Breakthroughs in the precision and cooling mechanism of infrared sensors are pushing forward the country’s development of hypersonic weapons, researchers say. Warfare could be transformed by hypersonic missiles able to search for, identify and lock on to targets based on heat signature.
Chinese scientists say they have developed next-generation hypersonic weapons with technical breakthroughs in infrared homing technology – which the US military may not have until 2025.
Heat-seeking capability allows Chinese hypersonic missiles to home in on almost any target – including stealth aircraft, aircraft carriers and moving vehicles on the street – with unprecedented accuracy and speed, according to the researchers.
The first generation of hypersonic weapons were designed to penetrate missile defence systems and hit fixed targets on the ground at five times the speed of sound or faster. Although China and Russia had deployed some hypersonic missiles, a popular opinion elsewhere was that these weapons had little practical value unless a country wanted to start a nuclear war.
But conventional warfare could be transformed by a hypersonic missile being able to search for, identify and lock on to a target based on its heat signature when flying at low altitudes where the air is thicker, said the Chinese researchers, from the hypersonic infrared homing programme at the National University of Defence Technology.
According to the US Air Force, about 90 per cent of all the aircraft it has lost since the 1980s were shot down with heat-seeking missiles, and stealth fighters such as the F-22 could also be targets because their coating materials heat up easily in flight. A Chinese military researcher told an academic conference in 2020 that a ground-to-air hypersonic missile could catch up with and destroy an F-22 in a matter of seconds if it fired a missile or dropped a bomb from close range.

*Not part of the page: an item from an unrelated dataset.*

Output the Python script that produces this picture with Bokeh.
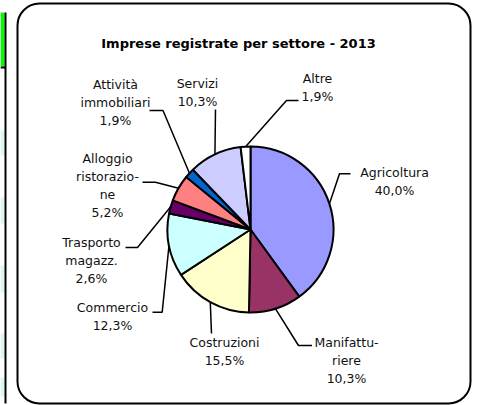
import numpy as np
from bokeh.plotting import figure
from bokeh.models import Range1d, BoxAnnotation, ColumnDataSource
from bokeh.core.properties import value
from bokeh.embed import file_html
from bokeh.resources import INLINE

# ---------------- data ----------------
chart_title = "Imprese registrate per settore - 2013"
categories = ["Agricoltura", "Manifatturiere", "Costruzioni", "Commercio",
              "Trasporto magazz.", "Alloggio ristorazione", "Attività immobiliari",
              "Servizi", "Altre"]
label_names = ["Agricoltura", "Manifattu-\nriere", "Costruzioni", "Commercio",
               "Trasporto\nmagazz.", "Alloggio\nristorazio-\nne", "Attività\nimmobiliari",
               "Servizi", "Altre"]
shares = [40.0, 10.3, 15.5, 12.3, 2.6, 5.2, 1.9, 10.3, 1.9]
colors = ["#9999FF", "#993366", "#FFFFCC", "#CCFFFF", "#660066",
          "#FF8080", "#0066CC", "#CCCCFF", "#FFFFFF"]

# ---------------- layout (reference pixel space, y downward) ----------------
PAGE_W, PAGE_H = 477, 405
def Y(v):
    return PAGE_H - v

CX, CY, R = 250.0, 229.0, 83.0
label_pos = [(394, 180.5), (346, 360), (224, 351), (112, 316), (91, 260),
             (107, 185), (115, 101.5), (197, 92), (317, 87)]
leader_knees = [[(350, 173.3), (339, 173.3)],
                [(311.5, 345), (298, 345)],
                [(211, 333)],
                [(152, 311.7), (161.7, 311.7)],
                [(125, 247), (137, 247)],
                [(142, 181.7), (155, 181.7)],
                [(149, 110), (162.5, 110)],
                [(215, 109)],
                [(298, 100), (286, 100)]]

p = figure(width=PAGE_W, height=PAGE_H, output_backend="svg", toolbar_location=None,
           x_range=Range1d(0, PAGE_W), y_range=Range1d(0, PAGE_H),
           x_axis_location=None, y_axis_location=None, title=None, min_border=0)
p.grid.visible = False
p.outline_line_color = None
p.background_fill_color = "white"
p.border_fill_color = "white"

# left strip (fragment of neighbouring table)
p.quad(left=[0], right=[4], bottom=[Y(66)], top=[Y(12)], fill_color="#00FF00", line_color=None)
mint_top = [130, 197, 265, 333, 377]
mint_bot = [155, 223, 292, 358, 396]
p.quad(left=[0] * 5, right=[4] * 5, bottom=[Y(v) for v in mint_bot], top=[Y(v) for v in mint_top],
       fill_color="#DDF8EA", line_color=None)
p.segment(x0=[5], y0=[Y(12)], x1=[5], y1=[Y(403)], line_color="black", line_width=2)
p.segment(x0=[0], y0=[Y(67)], x1=[5], y1=[Y(67)], line_color="black", line_width=2)

# pie
frac = np.cumsum([0.0] + shares) / 100.0
start = np.pi / 2 - 2 * np.pi * frac[:-1]
end = np.pi / 2 - 2 * np.pi * frac[1:]
mid = (start + end) / 2
src = ColumnDataSource(dict(cat=categories, start=start, end=end, color=colors))
p.wedge(x=CX, y=Y(CY), radius=R, start_angle="start", end_angle="end", direction="clock",
        fill_color="color", line_color="black", line_width=2, source=src)

# leader lines
xs, ys = [], []
for knees, a in zip(leader_knees, mid):
    ex = CX + R * np.cos(a)
    ey = Y(CY) + R * np.sin(a)
    xs.append([k[0] for k in knees] + [ex])
    ys.append([Y(k[1]) for k in knees] + [ey])
p.multi_line(xs=xs, ys=ys, line_color="black", line_width=1.5)

# labels
texts = [n + "\n" + f"{v:.1f}".replace(".", ",") + "%" for n, v in zip(label_names, shares)]
p.text(x=[lp[0] for lp in label_pos], y=[Y(lp[1]) for lp in label_pos], text=texts,
       text_align="center", text_baseline="middle", text_font=value("DejaVu Sans"),
       text_font_size="12.5px", text_line_height=1.2, text_color="#111111")

# title
p.text(x=[238], y=[Y(43)], text=[chart_title], text_align="center", text_baseline="middle",
       text_font=value("DejaVu Sans"), text_font_style="bold", text_font_size="13px",
       text_color="black")

# rounded frame
p.add_layout(BoxAnnotation(left=17, right=470, top=Y(3), bottom=Y(403), border_radius=22,
                           fill_alpha=0, fill_color=None, line_color="black", line_alpha=1,
                           line_width=2))

open("out.html", "w").write(file_html(p, INLINE))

Heat sensing at hypersonic speed is not easy, but China has made “a series of core technology breakthroughs that were proven effective in tests”, lead scientist Professor Yi Shihe wrote in a paper published on December 15 in domestic peer-reviewed journal Air and Space Defence.
The country’s hypersonic infrared missiles had already been used in a number of test flights – work that won Yi’s team a top national award for military science and technology from the People’s Liberation Army, according to an editor’s note that introduced Yi’s work in domestic journal Modern Defence Technology last June.
“Precision guidance with infrared imaging technology is a force multiplier for hypersonic weapons,” Yi said in a paper published in the journal.
“If one party takes the lead in processing mature hypersonic weapons, this party will have the absolute advantage of asymmetric attacks.
“With effective hypersonic precision strike weapons, the critical value of ‘strategic depth’ in traditional warfare will no longer exist. All the critical political, economic and military assets of a country will be at risk.”
At high Mach numbers, the surface of a missile becomes so hot that a target’s heat signal can be overwhelmed by background noise. The infrared window would crack because no glass material could withstand the extreme heat and shock waves.
Scientists from around the world had proposed ways to lower the temperature, such as splashing liquid over the window or planting cooling tubes under the glass. Most of these ideas were ineffective or too complex, according to Yi and his colleagues.
The Chinese scientists put an air-blowing device in front of the infrared window to generate a thin membrane of cold air, reducing the heat on the glass. Some research teams in other countries had tried this approach but failed because the cooling air could trigger strong turbulence that distorted the heat signal, giving a fuzzy, flickering and less accurate location of the target.
Yi’s team solved this problem with a number of breakthroughs. They developed a compact, lightweight device that could generate an extremely cold stream of inert gas at more than three times the speed of sound to reduce signal distortion.
They managed to squeeze 40 microvortex generators into the air-cooling device to produce air flows that could break apart the turbulence. They also developed a new mathematical model that helped them to better predict and eliminate the optical distortion as missiles accelerated and homed in on targets at wide attack angles.
This progress came from a large number of experiments that they conducted in the KD-01 wind tunnel, a world-leading research facility for hypersonic infrared homing technology in Changsha.
The wind tunnel used a unique technology that allowed researchers to observe turbulence over glass with a resolution more than 120 times higher than that of facilities using American technology, according to Yi.
The United States had previously been a world leader in heat sensing, according to the Chinese scientists. In the 1980s and 90s, the US government and military invested an enormous amount of resources in the development of high-speed infrared homing technology that was used to develop missile defence systems such as the Terminal High Altitude Area Defence (THAAD) system.
However, these heat sensors worked only in thin air at high altitudes. Last February, the US Defence Advanced Research Projects Agency asked numerous defence contractors, including General Electric and Lockheed Martin, to develop infrared sensors for hypersonic missiles.
According to their contracts, the development and testing of their sensors will take at least four years.